Austin Mejdrich, a political science major in attendance, was happy to hear about Malak’s plans for the campus funding and said Malak was clear on his stance and did not ignore the topics that were brought up.

“I thought Dennis did a really great job stating his stance,” Mejdrich said. “It’s refreshing to hear his actual plans.”

Kate Klipp, Malak’s campaign manager, was also in attendance and wished that both candidates could have been present for the forum, but praised Malak on his performance.

“I think Dennis did great. He’s endorsed by almost every faction of (Eastern),” Klipp said. “I think (Dennis) will be a real fighter for this institution.”

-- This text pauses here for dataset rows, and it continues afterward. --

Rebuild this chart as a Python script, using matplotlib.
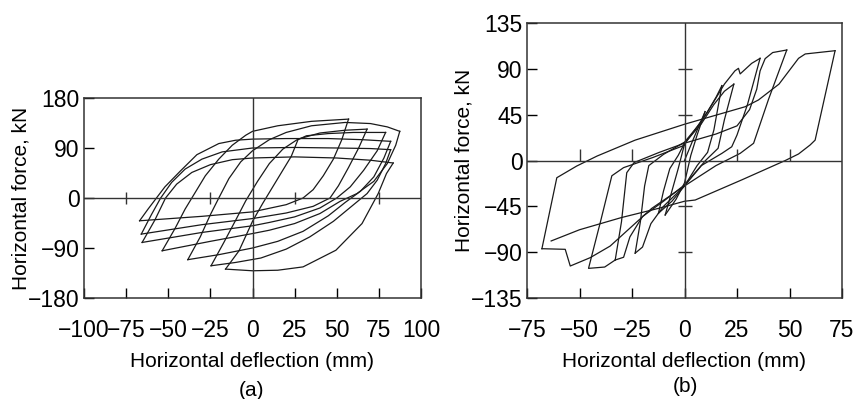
import numpy as np
import matplotlib.pyplot as plt

plt.rcParams['font.family'] = ['Liberation Sans', 'DejaVu Sans']

# ---- panel (a): loop branches, (deflection mm, force kN) ----
# upper branches: from a negative corner, steep rise, then a plateau to a positive corner
a_up = [
    [(-67, -41), (-62, -20), (-57, 0), (-52, 20), (-43, 48), (-33, 78), (-20, 98), (-10, 104),
     (0, 106), (20, 107), (45, 107), (65, 105), (82, 102)],
    [(-66, -65), (-60, -30), (-54.5, 0), (-48, 28), (-40, 52), (-30, 70), (-18, 83), (0, 90),
     (25, 91), (50, 90), (70, 89), (82, 87)],
    [(-65.5, -80), (-58, -40), (-51.6, 0), (-45, 25), (-36, 46), (-25, 60), (-12, 69), (0, 72),
     (25, 74), (50, 72), (70, 68), (83.5, 63)],
    [(-53.6, -95), (-46, -55), (-40, -20), (-35, 5), (-28, 40), (-20, 70), (-12, 95), (-4, 113),
     (0, 120), (15, 130), (35, 138), (57, 142)],
    [(-38.4, -111), (-31, -70), (-25, -30), (-20, 0), (-14, 35), (-7, 65), (0, 85), (10, 105),
     (20, 118), (35, 130), (55, 136), (70, 134), (80, 128), (87.4, 120)],
    [(-24.6, -122), (-17, -80), (-10, -40), (-4, -5), (3, 30), (10, 62), (18, 88), (27, 106),
     (40, 117), (55, 122), (68, 124)],
    [(-16, -128), (-8, -95), (0, -42), (6, -10), (12, 20), (18, 50), (23, 75), (27, 105),
     (32, 112), (45, 116), (60, 118), (79, 118)],
]
# lower branches: from a positive corner, steep drop, then a flat part to a negative corner
a_down = [
    [(83.5, 63), (79.5, 44), (74.6, 8), (65, -46), (49.5, -94), (30, -124), (15, -130),
     (0, -131), (-16, -128)],
    [(82, 87), (79, 62), (74, 32), (68, 8), (60, -12), (48, -42), (34, -70), (20, -92),
     (5, -108), (-10, -116), (-24.6, -122)],
    [(82, 102), (78, 72), (72, 38), (64, 12), (55, -8), (45, -32), (30, -60), (15, -78),
     (0, -90), (-20, -102), (-38.4, -111)],
    [(87.4, 120), (85, 95), (80, 62), (72, 30), (62, 8), (52, -6), (40, -28), (25, -46),
     (10, -58), (0, -64), (-25, -78), (-53.6, -95)],
    [(79, 118), (74, 85), (66, 50), (58, 20), (50, 0), (40, -18), (25, -34), (10, -44),
     (0, -50), (-30, -62), (-65.5, -80)],
    [(68, 124), (63, 90), (57, 55), (51, 22), (46, 0), (36, -15), (20, -27), (0, -37),
     (-30, -48), (-66, -65)],
    [(57, 142), (53, 105), (48, 70), (42, 40), (36, 15), (30, 0), (20, -12), (0, -25),
     (-30, -33), (-67, -41)],
]

# ---- panel (b) ----
b_up = [
    [(0, 0), (4, 20), (9.8, 48)],
    [(-9.2, -53.5), (-6, -30), (-3, -8), (0, 16), (6, 33), (11, 48), (15, 62), (17.8, 73.5)],
    [(-12.4, -51.8), (-10, -30), (-7, -8), (-3, 5), (0, 17), (8, 36), (14, 55), (19, 68),
     (23.5, 75)],
    [(-23.5, -91), (-21, -60), (-19, -25), (-17, -5), (-10, 6), (0, 18), (8, 38), (14, 58),
     (19, 75), (24, 88), (25.7, 90.5), (26.5, 85), (32, 95.4), (36, 100.3)],
    [(-33, -97.7), (-30, -60), (-27.5, -12), (-24, -2), (-12, 8), (0, 17), (15, 26),
     (25, 34), (31, 50), (34.4, 70), (36, 88), (38.4, 100), (42, 106), (48.7, 108.5)],
    [(-67.9, -86.6), (-60.8, -16.9), (-51.3, -5.4), (-41.6, 4.4), (-23.5, 20), (0, 35.6),
     (28.9, 52.8), (35.2, 59.4), (45, 75), (54.3, 100.3), (57.5, 104.6), (71.7, 107.8)],
]
b_down = [
    [(9.8, 48), (6, 25), (3, 5), (0, -22), (-4, -38), (-9.2, -53.5)],
    [(17.8, 73.5), (14, 30), (11, 8), (6, -5), (0, -25), (-6, -40), (-12.4, -51.8)],
    [(23.5, 75), (19, 40), (16, 12), (10, 0), (0, -25), (-10, -45), (-16, -62), (-20, -85),
     (-23.5, -91)],
    [(36, 100.3), (30, 55), (25, 25), (22.5, 13.5), (17.8, 7), (8, -5), (0, -24), (-10, -40),
     (-20, -55), (-26, -75), (-29, -95), (-33, -97.7)],
    [(48.7, 108.5), (40, 60), (32.9, 16.9), (26.5, 7), (15, -5), (0, -25), (-15.6, -47),
     (-35.4, -84), (-44.9, -95.4), (-54.4, -103.6), (-56.8, -87.2), (-67.9, -86.6)],
    [(-33, -97.7), (-38, -104.6), (-45.7, -105.9), (-40, -60), (-34.6, -15), (-29, -7),
     (-15, 3), (0, 15)],
    [(71.7, 107.8), (62.2, 20), (59.8, 15.2), (54.3, 6.4), (48, 0), (27.3, -19), (5.1, -38.8),
     (0, -40), (-12.4, -47), (-30, -56), (-50, -68), (-63.5, -79)],
]

a_xticks = [-100, -75, -50, -25, 0, 25, 50, 75, 100]
a_yticks = [-180, -90, 0, 90, 180]
b_xticks = [-75, -50, -25, 0, 25, 50, 75]
b_yticks = [-135, -90, -45, 0, 45, 90, 135]

fig = plt.figure(figsize=(8.61, 3.99), dpi=100)
axa = fig.add_axes([84 / 861, 101 / 399, 337 / 861, 200 / 399])
axb = fig.add_axes([527 / 861, 101 / 399, 315 / 861, 275 / 399])


def style(ax, xt, yt, inner_x, inner_y, xmark):
    ax.set_xticks(xt)
    ax.set_yticks(yt)
    ax.set_xticklabels([str(v).replace('-', '\u2212') for v in xt])
    ax.set_yticklabels([str(v).replace('-', '\u2212') for v in yt])
    ax.tick_params(axis='x', direction='in', length=7, width=1, pad=15, labelsize=16.5,
                   top=False)
    ax.tick_params(axis='y', direction='in', length=7, width=1, pad=3, labelsize=16.5,
                   right=False)
    for s in ax.spines.values():
        s.set_linewidth(1.1)
        s.set_color('#333333')
    ax.axhline(0, color='#333333', lw=1.0)
    ax.axvline(0, color='#333333', lw=1.0)
    for v in inner_x:
        ax.plot([v], [0], marker=xmark, color='#333333', ms=9, mew=1)
    for v in inner_y:
        ax.plot([0], [v], marker='_', color='#333333', ms=10, mew=1)
    ax.set_xlabel('Horizontal deflection (mm)', fontsize=15, labelpad=7)
    ax.set_ylabel('Horizontal force, kN', fontsize=15, labelpad=-2)


for br in a_up + a_down:
    x, y = zip(*br)
    axa.plot(x, y, color='#1a1a1a', lw=0.9)
axa.set_xlim(-100, 100)
axa.set_ylim(-180, 180)
style(axa, a_xticks, a_yticks, [-75, -25, 25, 75], [], '|')

for br in b_up + b_down:
    x, y = zip(*br)
    axb.plot(x, y, color='#1a1a1a', lw=0.9)
axb.set_xlim(-75, 75)
axb.set_ylim(-135, 135)
style(axb, b_xticks, b_yticks, [-50, -25, 25, 50], [-90, -45, 45, 90], 2)

fig.text(252 / 861, 1 - 390 / 399, '(a)', ha='center', va='center', fontsize=15)
fig.text(685 / 861, 1 - 387 / 399, '(b)', ha='center', va='center', fontsize=15)

fig.savefig('out.png', dpi=100)
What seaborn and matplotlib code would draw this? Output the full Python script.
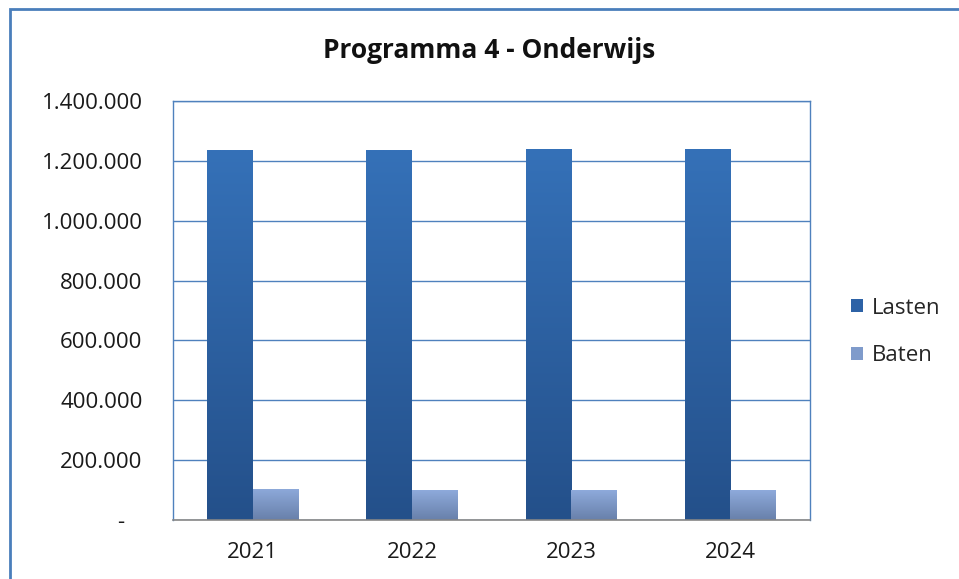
import numpy as np
import pandas as pd
import matplotlib
matplotlib.use('Agg')
import matplotlib.pyplot as plt
import seaborn as sns
from matplotlib.ticker import FuncFormatter, MultipleLocator
from matplotlib.patches import Rectangle, Patch
from matplotlib.colors import LinearSegmentedColormap

# data
jaren = ['2021', '2022', '2023', '2024']
lasten = [1236000, 1236000, 1240000, 1240000]
baten = [105000, 100000, 100000, 100000]
soorten = ['Lasten', 'Baten']

df = pd.DataFrame({
    'Jaar': jaren * 2,
    'Bedrag': lasten + baten,
    'Soort': ['Lasten'] * len(jaren) + ['Baten'] * len(jaren),
})

# top / bottom colours of the gradient fill
kleuren = {'Lasten': ('#3571b8', '#24508a'), 'Baten': ('#8eaadb', '#6880aa')}
legenda_kleuren = ['#2d62a6', '#7f9bcb']

sns.set_style('white')
plt.rcParams['font.family'] = ['Open Sans', 'DejaVu Sans']

W, H = 959, 579
fig = plt.figure(figsize=(W / 100, H / 100), dpi=100)
ax = fig.add_axes([173 / W, 59 / H, 637 / W, 419 / H])

sns.barplot(data=df, x='Jaar', y='Bedrag', hue='Soort', hue_order=soorten,
            palette=[kleuren[s][1] for s in soorten], width=0.57,
            saturation=1, ax=ax, legend=False)

# gradient fill clipped to each bar
grad = np.linspace(0, 1, 256).reshape(-1, 1)
for cont, soort in zip(ax.containers, soorten):
    cmap = LinearSegmentedColormap.from_list(soort, [kleuren[soort][1], kleuren[soort][0]])
    for bar in cont:
        x, y = bar.get_x(), bar.get_y()
        w, h = bar.get_width(), bar.get_height()
        bar.set_edgecolor('none')
        im = ax.imshow(grad, cmap=cmap, origin='lower', aspect='auto',
                       extent=[x, x + w, y, y + h], zorder=bar.get_zorder() + 0.1)
        im.set_clip_path(bar)

ax.set_xlim(-0.5, 3.5)
ax.set_ylim(0, 1400000)
ax.yaxis.set_major_locator(MultipleLocator(200000))
ax.yaxis.set_major_formatter(FuncFormatter(
    lambda v, p: '-   ' if v == 0 else f'{int(v):,}'.replace(',', '.')))
ax.set_xlabel('')
ax.set_ylabel('')
ax.set_axisbelow(True)
ax.yaxis.grid(True, color='#4f81bd', lw=1)
for side in ['left', 'top', 'right']:
    ax.spines[side].set_color('#4f81bd')
    ax.spines[side].set_linewidth(1)
ax.spines['bottom'].set_color('#868686')
ax.spines['bottom'].set_linewidth(1.2)
ax.tick_params(axis='y', length=0, pad=22, labelsize=16, labelcolor='#1a1a1a')
ax.tick_params(axis='x', length=0, pad=16, labelsize=16, labelcolor='#1a1a1a')

fig.text(489 / W, 1 - 50 / H, 'Programma 4 - Onderwijs', ha='center', va='center',
         fontsize=19, fontweight='bold', color='#111111')

handles = [Patch(facecolor=c, edgecolor='none') for c in legenda_kleuren]
fig.legend(handles, soorten, loc='center left', bbox_to_anchor=(851 / W, 1 - 332 / H),
           frameon=False, fontsize=16, handlelength=0.55, handleheight=0.55,
           handletextpad=0.4, labelspacing=1.2, borderpad=0, borderaxespad=0)

# outer chart border (only left and top visible in the reference)
fig.patches.append(Rectangle((10 / W, -0.1), 1.2, 1.1 - 9 / H, transform=fig.transFigure,
                             fill=False, edgecolor='#4a7ebb', lw=2))

fig.savefig('out.png', dpi=100)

The forum concluded with a few closing words from Blitz and Bruns. Malak said that everyone in the audience asked great questions and hopes that everyone came away with the information they wanted.

“I’m not very good at speaking at people, but I want to make sure people know I’m accessible to everyone and that I’m here for them,” Malak said. “I think they like my honesty. Honesty is big. People are sick and tired of the way things are, and I am just as frustrated. That’s why I decided to run.”